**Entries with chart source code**
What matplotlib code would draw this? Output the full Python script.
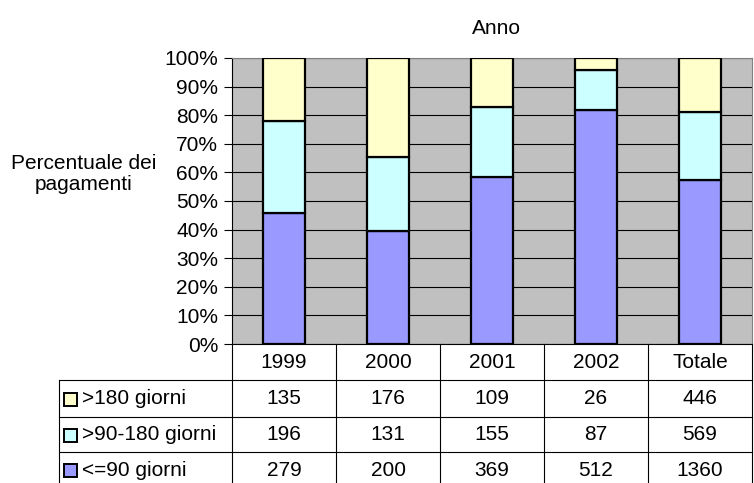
import matplotlib.pyplot as plt
import numpy as np

# pagamenti per anno e fascia di ritardo
anni = ["1999", "2000", "2001", "2002", "Totale"]
serie = [">180 giorni", ">90-180 giorni", "<=90 giorni"]
oltre_180 = [135, 176, 109, 26, 446]
da_90_a_180 = [196, 131, 155, 87, 569]
fino_90 = [279, 200, 369, 512, 1360]
colori = ["#FFFFCC", "#CCFFFF", "#9999FF"]

plt.rcParams['font.family'] = ['Liberation Sans', 'DejaVu Sans']
fs = 15

W, H = 754, 483
fig = plt.figure(figsize=(W / 100, H / 100), dpi=100)

# area del grafico in pixel
left, right, top, bottom = 232, 752, 58, 344
ax = fig.add_axes([left / W, 1 - bottom / H, (right - left) / W, (bottom - top) / H])
ax.set_facecolor("#C0C0C0")

valori = np.array([oltre_180, da_90_a_180, fino_90], dtype=float)
perc = valori / valori.sum(axis=0) * 100
x = np.arange(len(anni))

base = np.zeros(len(anni))
for i in [2, 1, 0]:
    ax.bar(x, perc[i], 0.4, bottom=base, color=colori[i], edgecolor="black",
           linewidth=1.6, zorder=3)
    base += perc[i]

ax.set_xlim(-0.5, len(anni) - 0.5)
ax.set_ylim(0, 100)
ax.set_yticks(range(0, 101, 10))
ax.set_yticklabels([f"{v}%" for v in range(0, 101, 10)], fontsize=fs)
ax.set_xticks([])
ax.yaxis.grid(True, color="black", linewidth=0.8)
ax.set_axisbelow(True)
ax.tick_params(axis="y", length=6, width=0.8, pad=4)
ax.spines["left"].set_color("black")
ax.spines["bottom"].set_color("black")
ax.spines["top"].set_color("#808080")
ax.spines["right"].set_color("#808080")
for s in ax.spines.values():
    s.set_linewidth(0.8)

# tabella dati sotto il grafico, disegnata in coordinate pixel
tab = fig.add_axes([0, 0, 1, 1])
tab.set_xlim(0, W)
tab.set_ylim(H, 0)
tab.axis("off")

col_w = (right - left) / len(anni)
righe = [344, 380, 417, 452, 488]
tab_left = 59
lw = 0.8

for j in range(len(anni) + 1):
    xx = left + j * col_w
    tab.plot([xx, xx], [righe[0], H], color="black", lw=lw)
tab.plot([tab_left, tab_left], [righe[1], H], color="black", lw=lw)
for yy in righe[1:4]:
    tab.plot([tab_left, right], [yy, yy], color="black", lw=lw)

for j, a in enumerate(anni):
    tab.text(left + (j + 0.5) * col_w, (righe[0] + righe[1]) / 2, a,
             ha="center", va="center", fontsize=fs)

for i, nome in enumerate(serie):
    yc = (righe[i + 1] + righe[i + 2]) / 2
    tab.add_patch(plt.Rectangle((64, yc - 6), 13, 13, facecolor=colori[i],
                                edgecolor="black", lw=1.4))
    tab.text(82, yc, nome, ha="left", va="center", fontsize=fs)
    for j in range(len(anni)):
        tab.text(left + (j + 0.5) * col_w, yc, str(int(valori[i, j])),
                 ha="center", va="center", fontsize=fs)

fig.text(496 / W, 1 - 28 / H, "Anno", ha="center", va="center", fontsize=fs)
fig.text(84 / W, 1 - 174 / H, "Percentuale dei\npagamenti", ha="center",
         va="center", fontsize=fs, linespacing=1.15)

fig.savefig("out.png", dpi=100)
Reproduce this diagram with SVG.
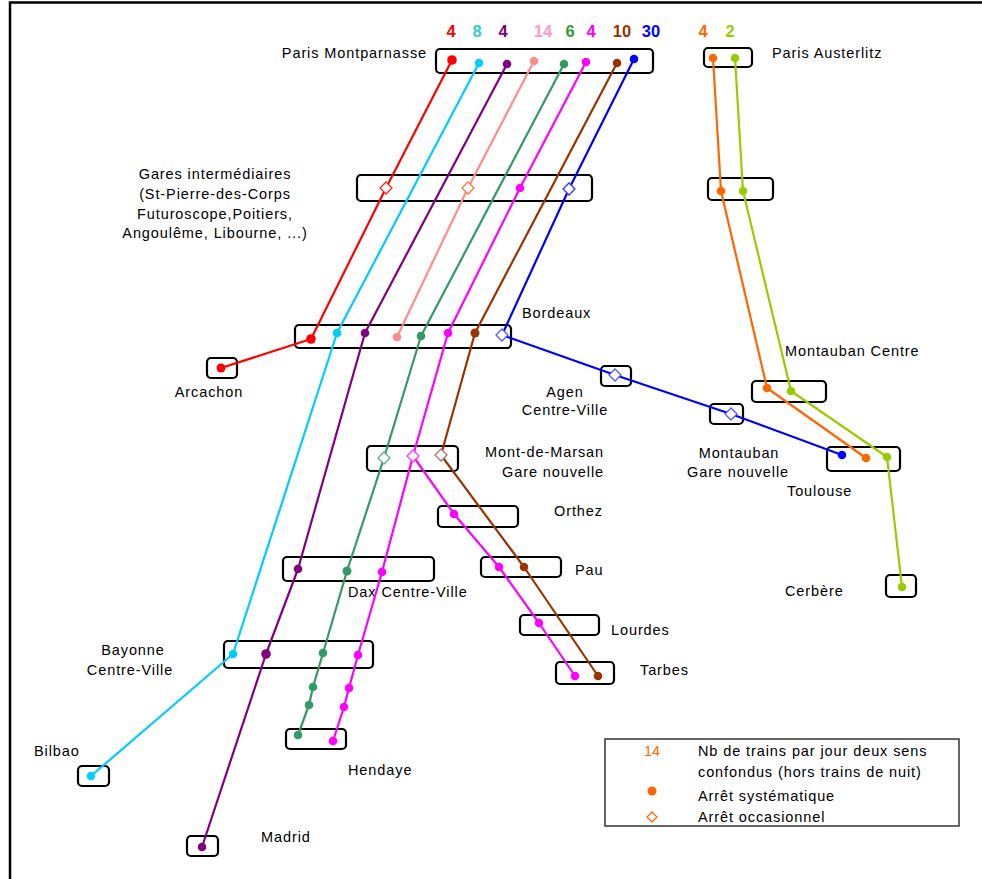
<svg xmlns="http://www.w3.org/2000/svg" xmlns:xlink="http://www.w3.org/1999/xlink" width="982" height="879" viewBox="0 0 982 879">
<style>
text{font-family:"Liberation Sans",Arial,sans-serif;font-size:14.5px;letter-spacing:0.9px}
.num{font-weight:bold;font-size:16.5px;letter-spacing:0;text-anchor:middle}
.box{fill:none;stroke:#000;stroke-width:2.2}
.ln{fill:none;stroke-width:2.2;stroke-linejoin:round}
.dia{fill:#fff;stroke-width:1.3}
.mid{text-anchor:middle}
.end{text-anchor:end}
</style>
<defs>
<path id="dia" d="M0,-6 L6,0 L0,6 L-6,0Z"/>
</defs>
<rect width="982" height="879" fill="#fff"/>
<path d="M10,879 V2.5 H982" fill="none" stroke="#000" stroke-width="2.5"/>

<g id="counts">
<text class="num" x="451" y="37" fill="#ff0000">4</text>
<text class="num" x="477" y="37" fill="#33cccc">8</text>
<text class="num" x="503" y="37" fill="#800080">4</text>
<text class="num" x="543" y="37" fill="#ff99cc">14</text>
<text class="num" x="570" y="37" fill="#339933">6</text>
<text class="num" x="591" y="37" fill="#ff00ff">4</text>
<text class="num" x="622" y="37" fill="#993300">10</text>
<text class="num" x="651" y="37" fill="#0000ff">30</text>
<text class="num" x="703" y="37" fill="#ff6600">4</text>
<text class="num" x="730" y="37" fill="#99cc00">2</text>
</g>

<g id="n-montparnasse"><rect class="box" x="436" y="49" width="217" height="24" rx="4"/><text class="end" x="427" y="58">Paris Montparnasse</text></g>
<g id="n-austerlitz"><rect class="box" x="704" y="48" width="48" height="19" rx="4"/><text x="772" y="58">Paris Austerlitz</text></g>
<g id="n-gares"><rect class="box" x="357" y="175" width="235" height="26" rx="4"/>
<text class="mid" x="215" y="179">Gares intermédiaires</text>
<text class="mid" x="215" y="199">(St-Pierre-des-Corps</text>
<text class="mid" x="215" y="218.5">Futuroscope,Poitiers,</text>
<text class="mid" x="215" y="238">Angoulême, Libourne, ...)</text></g>
<g id="n-austerlitz-inter"><rect class="box" x="708" y="178" width="65" height="22" rx="4"/></g>
<g id="n-bordeaux"><rect class="box" x="295" y="325" width="216" height="23" rx="4"/><text x="522" y="318">Bordeaux</text></g>
<g id="n-arcachon"><rect class="box" x="207" y="358" width="30" height="20" rx="4"/><text class="mid" x="209" y="397">Arcachon</text></g>
<g id="n-agen"><rect class="box" x="601" y="366" width="30" height="20" rx="4"/><text class="mid" x="565" y="397">Agen</text><text class="mid" x="565" y="415">Centre-Ville</text></g>
<g id="n-montauban-gn"><rect class="box" x="710" y="404" width="33" height="20" rx="4"/><text class="mid" x="739" y="458">Montauban</text><text class="mid" x="738" y="477">Gare nouvelle</text></g>
<g id="n-montauban-centre"><rect class="box" x="752" y="381" width="74" height="21" rx="4"/><text x="785" y="356">Montauban Centre</text></g>
<g id="n-toulouse"><rect class="box" x="827" y="447" width="73" height="24" rx="4"/><text x="787" y="496">Toulouse</text></g>
<g id="n-cerbere"><rect class="box" x="886" y="575" width="30" height="22" rx="4"/><text x="785" y="596">Cerbère</text></g>
<g id="n-montdemarsan"><rect class="box" x="367" y="446" width="91" height="25" rx="4"/><text class="end" x="604" y="457">Mont-de-Marsan</text><text class="end" x="604" y="477">Gare nouvelle</text></g>
<g id="n-orthez"><rect class="box" x="438" y="506" width="80" height="21" rx="4"/><text x="554" y="516">Orthez</text></g>
<g id="n-pau"><rect class="box" x="481" y="557" width="80" height="20" rx="4"/><text x="575" y="575">Pau</text></g>
<g id="n-lourdes"><rect class="box" x="520" y="615" width="79" height="20" rx="4"/><text x="611" y="635">Lourdes</text></g>
<g id="n-tarbes"><rect class="box" x="556" y="662" width="58" height="22" rx="4"/><text x="640" y="675">Tarbes</text></g>
<g id="n-dax"><rect class="box" x="283" y="557" width="151" height="24" rx="4"/><text x="348" y="597">Dax Centre-Ville</text></g>
<g id="n-bayonne"><rect class="box" x="224" y="641" width="149" height="27" rx="4"/><text class="mid" x="133" y="655">Bayonne</text><text class="mid" x="130" y="675">Centre-Ville</text></g>
<g id="n-hendaye"><rect class="box" x="286" y="729" width="60" height="20" rx="4"/><text x="348" y="775">Hendaye</text></g>
<g id="n-bilbao"><rect class="box" x="78" y="766" width="31" height="20" rx="4"/><text x="34" y="756">Bilbao</text></g>
<g id="n-madrid"><rect class="box" x="187" y="836" width="31" height="20" rx="4"/><text x="261" y="842">Madrid</text></g>

<g id="connectors">
<polyline class="ln" stroke="#ff0000" points="452,60 386,188 311,339 221,368"/>
<polyline class="ln" stroke="#00ccff" points="479,63 337,333 233,654 91,776"/>
<polyline class="ln" stroke="#800080" points="507,64 365,333 298,569 266,654 202,847"/>
<polyline class="ln" stroke="#ff8c8c" points="534,61 468,188 397,337"/>
<polyline class="ln" stroke="#339966" points="564,64 421,336 384,458 347,571 323,653 313,687 309,705 298,735"/>
<polyline class="ln" stroke="#ff00ff" points="586,62 520,188 448,333 413,456 382,572 358,655 349,688 344,707 333,741"/>
<polyline class="ln" stroke="#ff00ff" points="413,456 454,514 499,567 539,623 575,676"/>
<polyline class="ln" stroke="#993300" points="617,63 475,333 441,455 524,567 598,676"/>
<polyline class="ln" stroke="#0000ff" points="634,59 569,189 502,335 615,375 731,414 842,455"/>
<polyline class="ln" stroke="#ff6600" points="713,58 721,191 767,388 866,458"/>
<polyline class="ln" stroke="#99cc00" points="735,58 743,191 791,391 887,457 902,587"/>
</g>

<g id="stops">
<g fill="#ff0000"><circle cx="452" cy="60" r="4.8"/><circle cx="311" cy="339" r="4.8"/><circle cx="221" cy="368" r="4.5"/></g>
<g fill="#00ccff"><circle cx="479" cy="63" r="4.3"/><circle cx="337" cy="333" r="4.3"/><circle cx="233" cy="654" r="4.3"/><circle cx="91" cy="776" r="4.3"/></g>
<g fill="#800080"><circle cx="507" cy="64" r="4.3"/><circle cx="365" cy="333" r="4.3"/><circle cx="298" cy="569" r="4.3"/><circle cx="266" cy="654" r="4.8"/><circle cx="202" cy="847" r="4.3"/></g>
<g fill="#ff8c8c"><circle cx="534" cy="61" r="4.3"/><circle cx="397" cy="337" r="4.3"/></g>
<g fill="#339966"><circle cx="564" cy="64" r="4.3"/><circle cx="421" cy="336" r="4.3"/><circle cx="347" cy="571" r="4.5"/><circle cx="323" cy="653" r="4.3"/><circle cx="313" cy="687" r="4.3"/><circle cx="309" cy="705" r="4.3"/><circle cx="298" cy="735" r="4.3"/></g>
<g fill="#ff00ff"><circle cx="586" cy="62" r="4.3"/><circle cx="520" cy="188" r="4.3"/><circle cx="448" cy="333" r="4.3"/><circle cx="382" cy="572" r="4.3"/><circle cx="358" cy="655" r="4.3"/><circle cx="349" cy="688" r="4.3"/><circle cx="344" cy="707" r="4.3"/><circle cx="333" cy="741" r="4.3"/><circle cx="454" cy="514" r="4.3"/><circle cx="499" cy="567" r="4.3"/><circle cx="539" cy="623" r="4.3"/><circle cx="575" cy="676" r="4.3"/></g>
<g fill="#993300"><circle cx="617" cy="63" r="4.3"/><circle cx="475" cy="333" r="4.5"/><circle cx="524" cy="567" r="4.3"/><circle cx="598" cy="676" r="4.3"/></g>
<g fill="#0000ff"><circle cx="634" cy="59" r="4.3"/><circle cx="842" cy="455" r="4.3"/></g>
<g fill="#ff6600"><circle cx="713" cy="58" r="4.3"/><circle cx="721" cy="191" r="4.3"/><circle cx="767" cy="388" r="4.3"/><circle cx="866" cy="458" r="4.3"/></g>
<g fill="#99cc00"><circle cx="735" cy="58" r="4.3"/><circle cx="743" cy="191" r="4.3"/><circle cx="791" cy="391" r="4.3"/><circle cx="887" cy="457" r="4.3"/><circle cx="902" cy="587" r="4.3"/></g>
<use href="#dia" xlink:href="#dia" class="dia" stroke="#ff2020" x="386" y="188"/>
<use href="#dia" xlink:href="#dia" class="dia" stroke="#f07830" x="468" y="188"/>
<use href="#dia" xlink:href="#dia" class="dia" stroke="#3333ff" x="569" y="189"/>
<use href="#dia" xlink:href="#dia" class="dia" stroke="#5555ff" x="502" y="335"/>
<use href="#dia" xlink:href="#dia" class="dia" stroke="#5555ff" x="615" y="375"/>
<use href="#dia" xlink:href="#dia" class="dia" stroke="#5555ff" x="731" y="414"/>
<use href="#dia" xlink:href="#dia" class="dia" stroke="#5fae86" x="384" y="458"/>
<use href="#dia" xlink:href="#dia" class="dia" stroke="#ff33ff" x="413" y="456"/>
<use href="#dia" xlink:href="#dia" class="dia" stroke="#b07070" x="441" y="455"/>
</g>

<g id="legend">
<rect x="605" y="739" width="354" height="87" fill="none" stroke="#333" stroke-width="1.5"/>
<text class="mid" x="652" y="756" fill="#ff6600" style="letter-spacing:0">14</text>
<text x="698" y="756">Nb de trains par jour deux sens</text>
<text x="698" y="777">confondus (hors trains de nuit)</text>
<circle cx="652" cy="791" r="4.5" fill="#ff6600"/>
<text x="698" y="801">Arrêt systématique</text>
<path class="dia" stroke="#ff6600" d="M652,812 L657,817 L652,822 L647,817Z"/>
<text x="698" y="822">Arrêt occasionnel</text>
</g>
</svg>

**WORK TO BE COMPLETED**
Please restate the material above line by line, exactly, beginning at its first line and ending with the line that contains "fig = plt.figure(figsize=(W", without any pictures.

**TASK RESPONSE**
What matplotlib code would draw this? Output the full Python script.
import matplotlib.pyplot as plt
import numpy as np

# pagamenti per anno e fascia di ritardo
anni = ["1999", "2000", "2001", "2002", "Totale"]
serie = [">180 giorni", ">90-180 giorni", "<=90 giorni"]
oltre_180 = [135, 176, 109, 26, 446]
da_90_a_180 = [196, 131, 155, 87, 569]
fino_90 = [279, 200, 369, 512, 1360]
colori = ["#FFFFCC", "#CCFFFF", "#9999FF"]

plt.rcParams['font.family'] = ['Liberation Sans', 'DejaVu Sans']
fs = 15

W, H = 754, 483
fig = plt.figure(figsize=(W / 100, H / 100), dpi=100)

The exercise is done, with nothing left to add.